Since there are only a finite number of similarity classes, it suffices to find a class of maximum dimension.
A class is in the form $\{P^{-1}diag(I_p,0_{n-p})P;P\in GL_n\}$. Its stabilizer (for the conjugation action) is the commutant of $diag(I_p,0_{n-p})$, that is, a vector space of dimension $p^2+(n-p)^2$.
The minimum for $p$ is obtained when $p\approx n/2$ and is $\approx n^2/2$. Then the required maximum dimension is $\approx dim(GL_n)-n^2/2=n^2/2$. More generally, one has
$\textbf{Proposition.}$ Let $Y=\{A\in M_n(\mathbb{C});p(A)=0\}$, where $p$ is a polynomial of degree $2$ with simple complex roots.
Then $Y$ is an algebraic set of dimension $\approx n^2/2$.
$\textbf{Remark.}$ i) The previous proposition applies to symmetries $S^2=I_n$.

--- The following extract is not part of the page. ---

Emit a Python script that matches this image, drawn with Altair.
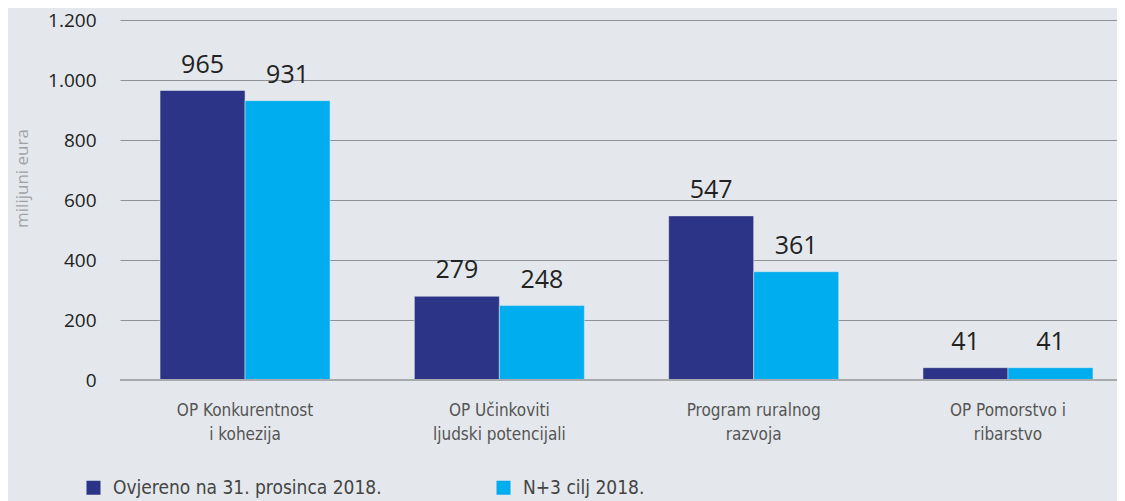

ii) For comparison, a nilpotent matrix depends on many more parameters because the dimension of their set is $n^2-n$.
An idempotent matrix represent a projection onto a certain subspace, hence the only eigenvalues that can appear are 0 and 1. A diagonal matrix that represent a projection can have only ones as nonzero elements.